The Talend Board unanimously recommends that the holders of ordinary shares and holders of American Depositary Shares representing ordinary shares of Talend (“ADSs”) accept Thoma Bravo’s offer and tender their outstanding ordinary shares of Talend and ADSs to Thoma Bravo in such offer. The Board’s recommendation follows the conclusion of the consultation procedure of the works council of Talend on April 27, 2021.
Thoma Bravo intends to commence a tender offer to acquire all of the outstanding ordinary shares and ADSs of Talend for $66.00 in cash per ordinary share and ADS (each ADS representing one ordinary share).
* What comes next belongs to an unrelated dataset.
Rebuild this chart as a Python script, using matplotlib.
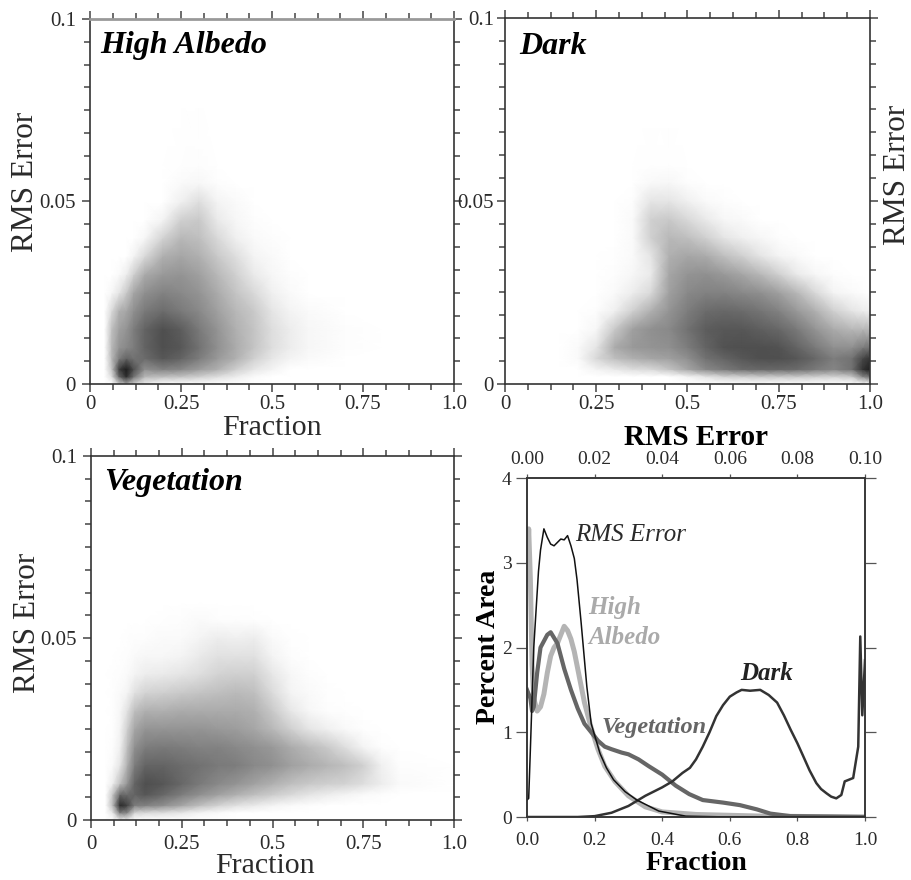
import matplotlib

matplotlib.use("Agg")
import matplotlib.pyplot as plt
from matplotlib.colors import LinearSegmentedColormap, PowerNorm
import numpy as np

W, H = 912, 880
SERIF = ["Liberation Serif", "DejaVu Serif"]

# darkness of the point cloud (0 white, 100 black)
rms_nodes = [0, .002, .004, .007, .01, .015, .02, .025, .03, .035, .04, .045, .05, .055, .06, .08]

albedo_x = [.04, .06, .08, .10, .12, .15, .20, .25, .30, .35, .40, .45, .50, .55, .60, .70, .80, 1.0]
albedo_rows = [
    [0, 0, 15, 30, 15, 5],
    [0, 10, 60, 88, 55, 25, 22, 20, 16, 10, 5, 1],
    [0, 20, 80, 97, 72, 42, 48, 45, 36, 28, 16, 7, 3],
    [0, 25, 50, 62, 55, 58, 68, 62, 50, 38, 28, 15, 7, 3, 1],
    [0, 25, 40, 45, 50, 62, 72, 68, 55, 42, 30, 20, 10, 5, 2, .5],
    [0, 22, 35, 40, 50, 62, 72, 65, 52, 40, 28, 20, 10, 5, 2, .5],
    [0, 12, 28, 32, 42, 52, 58, 52, 45, 35, 25, 18, 8, 3, 1],
    [0, 2, 8, 18, 32, 42, 48, 45, 40, 30, 20, 12, 4, 1],
    [0, 0, 1, 5, 15, 30, 38, 40, 35, 25, 15, 6, 2, .5],
    [0, 0, 0, 0, 3, 12, 28, 32, 28, 18, 10, 3, 1],
    [0, 0, 0, 0, 0, 2, 14, 25, 22, 12, 4, 1, .5],
    [0, 0, 0, 0, 0, 0, 3, 15, 18, 6, 2, .5],
    [0, 0, 0, 0, 0, 0, 0, 4, 10, 3, 1],
    [0, 0, 0, 0, 0, 0, 0, 1, 2, .5],
    [0, 0, 0, 0, 0, 0, 0, .3, .5],
    [],
]

dark_x = [0, .15, .2, .25, .3, .35, .4, .45, .5, .55, .6, .65, .7, .75, .8, .85, .9, .95, .98, 1.0]
dark_rows = [
    [],
    [0, 0, 0, 0, 0, 0, 0, 0, 3, 8, 14, 16, 18, 18, 18, 16, 14, 18, 45, 55],
    [0, 0, 0, 3, 6, 10, 12, 20, 32, 45, 52, 58, 60, 60, 58, 52, 46, 55, 85, 95],
    [0, 0, 1, 12, 22, 28, 32, 35, 42, 55, 62, 68, 72, 72, 68, 60, 50, 55, 75, 85],
    [0, 0, 1, 8, 30, 38, 40, 42, 50, 62, 70, 72, 72, 70, 62, 52, 42, 42, 50, 55],
    [0, 0, 0, 2, 18, 35, 42, 45, 55, 65, 68, 68, 64, 60, 52, 40, 30, 25, 25, 25],
    [0, 0, 0, .5, 4, 15, 28, 40, 50, 58, 60, 58, 54, 48, 38, 28, 15, 8, 5, 4],
    [0, 0, 0, 0, 1, 5, 12, 35, 45, 48, 48, 45, 42, 35, 25, 12, 3, 1, .5],
    [0, 0, 0, 0, .5, 2, 6, 32, 40, 42, 38, 32, 25, 15, 6, 2, .5],
    [0, 0, 0, 0, .3, 1, 8, 28, 32, 30, 22, 15, 8, 3, 1],
    [0, 0, 0, 0, 0, 1, 15, 25, 22, 15, 8, 4, 2, .5],
    [0, 0, 0, 0, 0, 1, 15, 18, 12, 6, 2, 1],
    [0, 0, 0, 0, 0, .5, 8, 8, 4, 1, .5],
    [0, 0, 0, 0, 0, 0, 1.5, 2, .5],
    [0, 0, 0, 0, 0, 0, .3, .3],
    [],
]

veg_x = [.04, .06, .08, .10, .12, .15, .2, .25, .3, .35, .4, .45, .5, .55, .6, .65, .7, .75, .8, .85, 1.0]
veg_rows = [
    [0, 0, 5, 5],
    [0, 8, 50, 45, 14, 12, 10, 7, 3, 1],
    [0, 25, 90, 78, 50, 48, 42, 32, 22, 14, 9, 6, 3, 1, .5],
    [0, 20, 60, 58, 62, 68, 60, 50, 42, 35, 28, 22, 17, 12, 8, 5, 3, 1, .5],
    [0, 5, 22, 40, 62, 72, 68, 60, 52, 45, 40, 34, 28, 22, 18, 16, 14, 10, 5, 1],
    [0, 1, 8, 28, 50, 62, 62, 58, 55, 52, 50, 45, 42, 35, 30, 26, 22, 15, 4, .5],
    [0, .5, 4, 22, 42, 50, 52, 50, 48, 48, 45, 42, 38, 30, 24, 18, 10, 3, .5],
    [0, .3, 3, 16, 32, 40, 40, 40, 40, 38, 36, 32, 25, 16, 8, 4, 1.5, .3],
    [0, .3, 2, 9, 22, 28, 28, 30, 30, 30, 30, 28, 18, 7, 2, .5, .2],
    [0, .2, 1, 3, 9, 14, 16, 18, 20, 22, 24, 22, 11, 3, 1, .3],
    [0, .2, .5, 1, 3, 5, 6, 8, 10, 14, 16, 15, 7, 2, .5],
    [0, 0, .3, .5, 1, 2, 2, 3, 6, 9, 9, 9, 3, .5],
    [0, 0, 0, .3, .5, .5, 1, 1, 3, 5, 4, 5, 1, .2],
    [0, 0, 0, 0, 0, 0, .3, .5, 1, .5, .5, .2],
    [],
    [],
]

# histogram curves, percent area
rms_err = [0, .0005, .001, .002, .0034, .004, .005, .006, .007, .008, .009, .010, .011, .012, .013,
           .014, .0148, .016, .0177, .019, .0216, .0235, .0256, .029, .0325, .039, .047, .06, .10]
rms_area = [.2, .22, .8, 2.0, 2.9, 3.15, 3.4, 3.3, 3.22, 3.2, 3.24, 3.28, 3.27, 3.32, 3.2,
            3.05, 2.8, 2.3, 1.54, 1.1, .75, .58, .44, .3, .2, .07, .01, 0, 0]

albedo_frac = [0, .005, .01, .015, .02, .03, .04, .05, .06, .07, .08, .09, .10, .11, .12, .13, .14, .15,
               .17, .19, .21, .23, .26, .3, .35, .4, .5, .6, .7, 1.0]
albedo_area = [2.8, 3.4, 2.8, 1.8, 1.4, 1.25, 1.3, 1.45, 1.7, 1.9, 2.0, 2.05, 2.15, 2.25, 2.2, 2.1, 1.95, 1.75,
               1.35, 1.05, .8, .6, .42, .25, .12, .06, .03, .02, .01, 0]

veg_frac = [0, .01, .015, .02, .03, .04, .06, .07, .09, .11, .13, .15, .17, .19, .21, .23, .25, .28, .3,
            .33, .36, .4, .44, .48, .52, .58, .63, .68, .72, .78, 1.0]
veg_area = [1.5, 1.4, 1.25, 1.3, 1.7, 2.0, 2.15, 2.18, 2.05, 1.75, 1.5, 1.28, 1.1, 1.0, .9, .83, .8, .76, .74,
            .68, .6, .5, .37, .27, .2, .17, .14, .09, .04, .01, 0]

dark_frac = [0, .15, .2, .25, .3, .35, .4, .43, .46, .482, .5, .52, .54, .56, .58, .6, .62, .635, .66, .69, .715,
             .74, .76, .78, .80, .817, .836, .856, .87, .886, .9, .915, .93, .94, .965, .98, .986, .992, 1.0]
dark_area = [0, 0, .01, .05, .13, .25, .35, .42, .52, .58, .68, .83, 1.0, 1.19, 1.32, 1.42, 1.47, 1.5, 1.49, 1.5, 1.44,
             1.35, 1.2, 1.03, .87, .72, .55, .4, .33, .28, .24, .22, .26, .42, .46, .83, 2.13, 1.2, 1.85]

frac_ticks = [0, .25, .5, .75, 1.0]
frac_labels = ["0", "0.25", "0.5", "0.75", "1.0"]
err_ticks = [0, .05, .1]
err_labels = ["0", "0.05", "0.1"]

INK = "#2a2a2a"
cloud_cmap = LinearSegmentedColormap.from_list("cloud", ["#ffffff", "#161616"])


def px_axes(fig, left, top, right, bottom):
    return fig.add_axes([left / W, 1 - bottom / H, (right - left) / W, (bottom - top) / H])


def px_text(fig, x, y, s, size, **kw):
    kw.setdefault("va", "center")
    kw.setdefault("color", INK)
    fig.text(x / W, 1 - y / H, s, fontsize=size, family=SERIF, **kw)


def density_panel(fig, box, xs, rows):
    ax = px_axes(fig, *box)
    values = np.array([r + [0] * (len(xs) - len(r)) for r in rows], dtype=float)
    ax.pcolormesh(xs, rms_nodes, values, cmap=cloud_cmap, norm=PowerNorm(0.85, vmin=0, vmax=100), shading="gouraud")
    ax.set_xlim(0, 1)
    ax.set_ylim(0, .1)
    ax.set_xticks(frac_ticks, frac_labels)
    ax.set_yticks(err_ticks, err_labels)
    ax.set_xticks(np.arange(0, 17) / 16, minor=True)
    ax.set_yticks(np.arange(0, 17) * .00625, minor=True)
    ax.tick_params(which="major", top=True, right=True, length=6, width=1.1, color="#444444",
                   labelsize=15, labelcolor=INK, pad=4)
    ax.tick_params(axis="x", which="major", pad=2)
    ax.tick_params(which="minor", top=True, right=True, length=4, width=1.1, color="#444444")
    for spine in ax.spines.values():
        spine.set_linewidth(1.2)
        spine.set_color("#333333")
    for label in ax.get_xticklabels() + ax.get_yticklabels():
        label.set_family(SERIF)
    return ax


def main():
    fig = plt.figure(figsize=(W / 100, H / 100), dpi=100)

    ax_a = density_panel(fig, (90, 19, 454, 384), albedo_x, albedo_rows)
    ax_a.spines["top"].set_color("#999999")
    ax_a.spines["top"].set_linewidth(2.0)
    ax_b = density_panel(fig, (505, 18, 870, 384), dark_x, dark_rows)
    ax_b.tick_params(axis="y", which="major", pad=2)
    ax_c = density_panel(fig, (91, 456, 454, 820), veg_x, veg_rows)
    ax_c.tick_params(axis="x", which="major", pad=5)

    px_text(fig, 100, 46, "High Albedo", 23, weight="bold", style="italic", color="black")
    px_text(fig, 519, 46, "Dark", 23, weight="bold", style="italic", color="black")
    px_text(fig, 104, 482, "Vegetation", 23, weight="bold", style="italic", color="black")

    px_text(fig, 272, 428, "Fraction", 21.5, ha="center")
    px_text(fig, 265, 866, "Fraction", 21.5, ha="center")
    px_text(fig, 26, 182, "RMS Error", 22.5, ha="center", rotation=90)
    px_text(fig, 898, 175, "RMS Error", 22.5, ha="center", rotation=90)
    px_text(fig, 28, 623, "RMS Error", 22.5, ha="center", rotation=90)

    ax_d = px_axes(fig, 527, 478, 865, 817)
    ax_d.plot(albedo_frac, albedo_area, color="#b4b4b4", linewidth=3.6)
    ax_d.plot(veg_frac, veg_area, color="#666666", linewidth=3.0)
    ax_d.plot(dark_frac, dark_area, color="#333333", linewidth=1.8)
    ax_d.set_xlim(0, 1)
    ax_d.set_ylim(0, 4)
    ax_d.set_xticks(np.arange(0, 1.01, .2), [f"{v:.1f}" for v in np.arange(0, 1.01, .2)])
    ax_d.set_yticks([0, 1, 2, 3, 4])
    ax_d.tick_params(right=True, length=8, width=0.9, color="#555555", labelsize=14, labelcolor=INK, pad=3)
    ax_d.tick_params(axis="x", length=3, pad=8)

    ax_top = ax_d.twiny()
    ax_top.plot(rms_err, rms_area, color="#111111", linewidth=1.1)
    ax_top.set_xlim(0, .1)
    ax_top.set_xticks(np.arange(0, .101, .02), [f"{v:.2f}" for v in np.arange(0, .101, .02)])
    ax_top.tick_params(length=3, width=0.9, color="#555555", labelsize=14, labelcolor=INK, pad=4)
    for ax in (ax_d, ax_top):
        for spine in ax.spines.values():
            spine.set_linewidth(1.1)
            spine.set_color("#333333")
        for label in ax.get_xticklabels() + ax.get_yticklabels():
            label.set_family(SERIF)

    px_text(fig, 696, 437, "RMS Error", 21, ha="center", weight="bold", color="black")
    px_text(fig, 696, 863, "Fraction", 20, ha="center", weight="bold", color="black")
    px_text(fig, 489, 647, "Percent Area", 20, ha="center", rotation=90, weight="bold", color="black")

    px_text(fig, 575, 535, "RMS Error", 18, style="italic")
    px_text(fig, 588, 607, "High", 18, style="italic", weight="bold", color="#aaaaaa")
    px_text(fig, 588, 637, "Albedo", 18, style="italic", weight="bold", color="#aaaaaa")
    px_text(fig, 740, 674, "Dark", 18, style="italic", weight="bold", color="#222222")
    px_text(fig, 602, 727, "Vegetation", 17.5, style="italic", weight="bold", color="#666666")

    fig.savefig("out.png", dpi=100)
    plt.close(fig)


if __name__ == "__main__":
    main()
In light of the anticipated timing of the extraordinary general meeting of the Talend shareholders, which is anticipated to occur in late July, Thoma Bravo intends to launch its tender offer in June.
Accordingly, Talend anticipates making its required Schedule 14D-9 filing, including the recommendation from the Board of Directors in support of the tender offer, shortly thereafter.
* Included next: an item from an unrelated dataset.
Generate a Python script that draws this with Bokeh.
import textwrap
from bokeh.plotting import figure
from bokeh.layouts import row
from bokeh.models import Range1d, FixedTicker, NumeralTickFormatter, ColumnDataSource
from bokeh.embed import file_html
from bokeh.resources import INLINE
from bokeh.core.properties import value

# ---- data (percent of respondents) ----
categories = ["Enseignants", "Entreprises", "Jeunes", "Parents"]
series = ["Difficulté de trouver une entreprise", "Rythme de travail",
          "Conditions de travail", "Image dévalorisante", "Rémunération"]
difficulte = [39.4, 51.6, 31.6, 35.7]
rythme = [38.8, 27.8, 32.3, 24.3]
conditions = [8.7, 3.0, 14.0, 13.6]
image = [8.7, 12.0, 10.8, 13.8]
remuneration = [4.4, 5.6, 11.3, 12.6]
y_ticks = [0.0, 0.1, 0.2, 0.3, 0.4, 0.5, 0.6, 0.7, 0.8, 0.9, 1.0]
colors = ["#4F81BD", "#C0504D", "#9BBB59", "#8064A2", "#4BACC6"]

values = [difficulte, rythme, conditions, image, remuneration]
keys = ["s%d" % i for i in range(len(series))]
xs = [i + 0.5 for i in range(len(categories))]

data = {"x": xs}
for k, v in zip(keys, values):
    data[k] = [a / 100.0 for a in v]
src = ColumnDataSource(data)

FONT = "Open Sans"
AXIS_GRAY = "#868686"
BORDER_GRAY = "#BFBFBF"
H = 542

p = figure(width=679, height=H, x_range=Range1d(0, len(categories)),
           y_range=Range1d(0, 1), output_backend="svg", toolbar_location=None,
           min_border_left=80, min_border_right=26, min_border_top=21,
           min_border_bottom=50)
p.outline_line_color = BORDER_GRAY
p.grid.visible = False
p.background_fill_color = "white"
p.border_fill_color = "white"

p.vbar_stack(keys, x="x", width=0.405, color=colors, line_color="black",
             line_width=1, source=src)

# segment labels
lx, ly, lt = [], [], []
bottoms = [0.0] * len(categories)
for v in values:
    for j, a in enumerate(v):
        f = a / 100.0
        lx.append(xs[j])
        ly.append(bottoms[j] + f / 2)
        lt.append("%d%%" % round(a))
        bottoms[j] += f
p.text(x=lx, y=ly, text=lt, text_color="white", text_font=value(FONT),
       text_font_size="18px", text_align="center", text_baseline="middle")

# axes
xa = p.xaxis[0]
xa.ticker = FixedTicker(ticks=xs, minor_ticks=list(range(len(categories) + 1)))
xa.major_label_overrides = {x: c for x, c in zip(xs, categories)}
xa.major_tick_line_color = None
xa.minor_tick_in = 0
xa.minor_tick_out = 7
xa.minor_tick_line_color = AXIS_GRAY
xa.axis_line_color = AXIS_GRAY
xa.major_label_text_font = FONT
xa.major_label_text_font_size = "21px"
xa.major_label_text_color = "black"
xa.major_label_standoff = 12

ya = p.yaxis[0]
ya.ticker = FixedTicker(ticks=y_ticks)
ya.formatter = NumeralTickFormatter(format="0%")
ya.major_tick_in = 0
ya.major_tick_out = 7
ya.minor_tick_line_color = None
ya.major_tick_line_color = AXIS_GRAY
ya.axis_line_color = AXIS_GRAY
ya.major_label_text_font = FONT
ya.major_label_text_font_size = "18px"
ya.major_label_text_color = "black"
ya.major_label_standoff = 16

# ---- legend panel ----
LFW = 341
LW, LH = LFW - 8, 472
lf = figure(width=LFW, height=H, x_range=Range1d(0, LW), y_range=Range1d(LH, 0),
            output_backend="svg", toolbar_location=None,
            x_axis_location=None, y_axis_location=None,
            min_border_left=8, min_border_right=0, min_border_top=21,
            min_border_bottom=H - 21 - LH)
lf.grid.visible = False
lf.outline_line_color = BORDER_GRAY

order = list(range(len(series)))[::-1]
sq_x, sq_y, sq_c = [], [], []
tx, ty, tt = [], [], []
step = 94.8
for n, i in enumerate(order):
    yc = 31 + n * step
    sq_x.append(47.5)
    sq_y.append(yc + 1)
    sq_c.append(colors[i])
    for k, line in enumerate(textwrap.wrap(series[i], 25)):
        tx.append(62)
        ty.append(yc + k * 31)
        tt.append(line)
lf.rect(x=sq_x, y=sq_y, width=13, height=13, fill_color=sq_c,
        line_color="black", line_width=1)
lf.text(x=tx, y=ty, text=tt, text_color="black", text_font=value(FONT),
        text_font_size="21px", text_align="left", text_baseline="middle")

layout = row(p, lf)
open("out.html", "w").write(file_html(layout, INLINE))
The closing of the tender offer is subject to the valid tender pursuant to the tender offer of ordinary shares and ADSs of Talend representing – together with ordinary shares and ADSs of Talend then beneficially owned by Thoma Bravo, if any – at least 80% of the fully diluted ordinary shares and ADSs, receipt of customary transactional regulatory approvals (including French foreign investment control procedure), and other customary closing conditions.
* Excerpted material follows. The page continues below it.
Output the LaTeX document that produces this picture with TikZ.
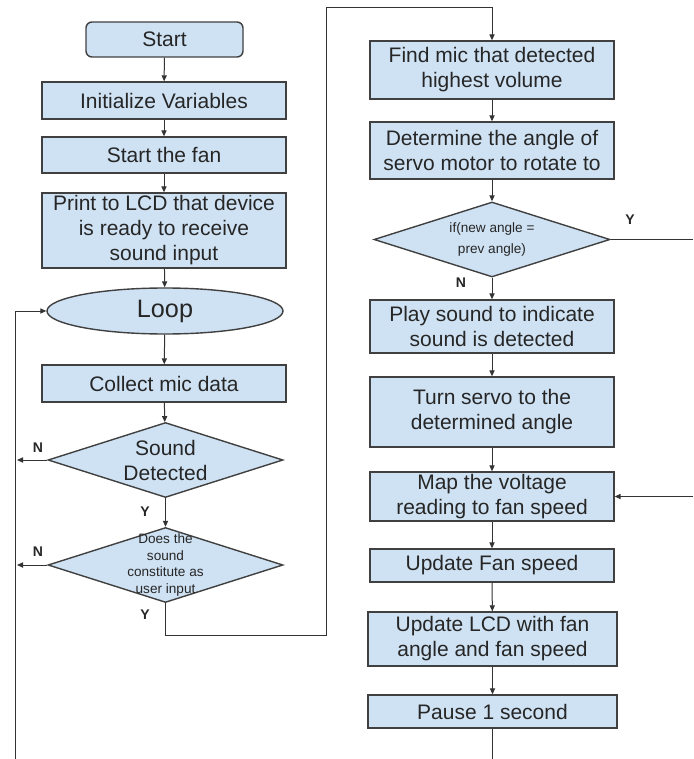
\documentclass[tikz,border=0pt]{standalone}
\usepackage{fontspec}
\setmainfont{Liberation Sans}
\usepackage{xcolor}
\usetikzlibrary{arrows.meta}
\usetikzlibrary{shapes.geometric}
\definecolor{boxblue}{HTML}{CFE2F3}

\begin{document}
\begin{tikzpicture}[x=0.5pt, y=-0.5pt,
		flowbox/.style={draw=black!75, fill=boxblue, line width=0.7pt, inner sep=0pt, minimum width=122pt, align=center, text=black!85, font=\fontsize{10.5}{12.5}\selectfont},
		decide/.style={diamond, draw=black!75, fill=boxblue, line width=0.7pt, inner sep=0pt, minimum width=117.5pt, minimum height=37.5pt},
		yn/.style={font=\fontsize{7}{8}\selectfont\bfseries, text=black!85},
		flow/.style={-{Triangle[length=3pt,width=2.6pt]}, line width=0.5pt, black!80},
		wire/.style={line width=0.5pt, black!80}]
	\useasboundingbox (0,0) rectangle (693,759);

	% left column
	\node[flowbox, rounded corners=3pt, minimum width=78.5pt, minimum height=17.5pt] (start) at (164.5,39.5) {Start};
	\node[flowbox, minimum height=18.5pt] (init) at (164,100.5) {Initialize Variables};
	\node[flowbox, minimum height=18pt] (fan) at (164,155) {Start the fan};
	\node[flowbox, minimum height=37.5pt] (ready) at (164,230.5) {Print to LCD that device\\is ready to receive\\sound input};
	\node[ellipse, draw=black!75, fill=boxblue, line width=0.7pt, inner sep=0pt, minimum width=118pt, minimum height=23pt, text=black!85, font=\fontsize{12.6}{14}\selectfont] (loop) at (165,311) {Loop};
	\node[flowbox, minimum height=18.5pt] (collect) at (164,383.5) {Collect mic data};
	\node[decide, label={[align=center, text=black!85, font=\fontsize{10.5}{12.5}\selectfont]center:{Sound\\Detected}}] (heard) at (165.5,460) {};
	\node[decide, label={[align=center, text=black!85, font=\fontsize{6.8}{8.3}\selectfont]center:{Does the\\sound\\constitute as\\user input}}] (isinput) at (165.5,565) {};

	% right column
	\node[flowbox, minimum height=29pt] (loudest) at (492,70) {Find mic that detected\\highest volume};
	\node[flowbox, minimum height=28.5pt] (angle) at (492,150.5) {Determine the angle of\\servo motor to rotate to};
	\node[decide, minimum width=118pt, label={[align=center, text=black!85, font=\fontsize{6.8}{10.8}\selectfont]center:{if(new angle =\\prev angle)}}] (same) at (492,239.5) {};
	\node[flowbox, minimum height=26.5pt] (chime) at (492,326.5) {Play sound to indicate\\sound is detected};
	\node[flowbox, minimum height=35pt] (turn) at (492,412) {Turn servo to the\\determined angle};
	\node[flowbox, minimum height=24.5pt] (map) at (492,496.5) {Map the voltage\\reading to fan speed};
	\node[flowbox, minimum height=16.5pt] (speed) at (492,565.5) {Update Fan speed};
	\node[flowbox, minimum width=124.5pt, minimum height=27pt] (lcd) at (492.5,639) {Update LCD with fan\\angle and fan speed};
	\node[flowbox, minimum width=124.5pt, minimum height=16.5pt] (pause) at (492.5,711.5) {Pause 1 second};

	% branch labels
	\node[yn] (noheard) at (38,448) {N};
	\node[yn] (yesheard) at (145,512) {Y};
	\node[yn] (noinput) at (38,552) {N};
	\node[yn] (yesinput) at (145,615) {Y};
	\node[yn] (yessame) at (630,220) {Y};
	\node[yn] (nosame) at (461,283) {N};

	% free ends
	\coordinate (exitA) at (17,460);
	\coordinate (exitB) at (17,565);
	\coordinate (back) at (15,759);
	\coordinate (jumpA) at (326,635);
	\coordinate (jumpB) at (326,8);
	\coordinate (sameout) at (693,239.5);
	\coordinate (mapin) at (693,496.5);
	\coordinate (pauseout) at (492.5,759);

	\draw[flow] (start) -- (init);
	\draw[flow] (init) -- (fan);
	\draw[flow] (fan) -- (ready);
	\draw[flow] (ready) -- (loop);
	\draw[flow] (loop) -- (collect);
	\draw[flow] (collect) -- (heard);
	\draw[flow] (heard.south) -- (isinput.north);
	\draw[flow] (heard.west) -- (exitA);
	\draw[flow] (isinput.west) -- (exitB);
	\draw[flow] (back) |- (loop.west);
	\draw[flow] (isinput.south) |- (jumpA) -- (jumpB) -| (loudest.north);

	\draw[flow] (loudest) -- (angle);
	\draw[flow] (angle) -- (same);
	\draw[flow] (same.south) -- (chime.north);
	\draw[wire] (same.east) -- (sameout);
	\draw[flow] (chime) -- (turn);
	\draw[flow] (turn) -- (map);
	\draw[flow] (mapin) -- (map.east);
	\draw[flow] (map) -- (speed);
	\draw[flow] (speed) -- (lcd);
	\draw[flow] (lcd) -- (pause);
	\draw[wire] (pause) -- (pauseout);
\end{tikzpicture}
\end{document}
Talend has now completed several key transaction milestones including the issuance of the Board recommendation, the completion of the works council consultation, the completion of the “go shop” process, the appointment of the statutory appraiser required in the context of the redomiciling and related transactions, clearance from German and Austrian antitrust regulators, and the expiry of the waiting period under HSR.
As previously announced, the Company anticipates the closing of the tender offer by the third quarter of 2021 and the closing of the transactions related to the redomiciling by the fourth quarter of 2021, after the completion of interim milestones including:
- The completion of key pre-meeting actions including the filing of Talend’s definitive proxy statement, which Talend anticipates filing in June, calling a general meeting to vote on the transactions related to the redomiciling of Talend in the Netherlands, after completion of the statutory appraisal process related to the redomiciling;
- The completion of the Talend general meeting, currently anticipated to be held in late July 2021, at which shareholders will vote on a series of transactions that would result in Talend structurally, but not operationally, redomiciling in the Netherlands;
- Thoma Bravo’s tender offer, currently anticipated to be launched in conjunction with the filing of the definitive proxy in June and the calling of the general meeting, which, if completed successfully, would result in Thoma Bravo’s ownership of at least 80% of the Talend’s fully diluted ordinary shares and ADSs;
- The authorization by the French MINEFI of the investment, currently anticipated in the third quarter of 2021;
- The closing of the tender offer, currently anticipated to be completed in the third quarter of 2021 following the authorization of the French MINEFI; and
- The closing of the transactions related to the redomiciling, which is currently anticipated to be completed in the fourth quarter of 2021.
Talend notes that the transactions to be voted upon at the general meeting would be conditioned upon the closing of Thoma Bravo’s tender offer and will be described in greater detail upon the filing of the Company’s proxy statement and Schedule 14D-9.
The timing of each of these milestones is subject to the occurrence of various conditions outside the control of Talend and Thoma Bravo, and as a result, certain milestones may take more or less time to complete.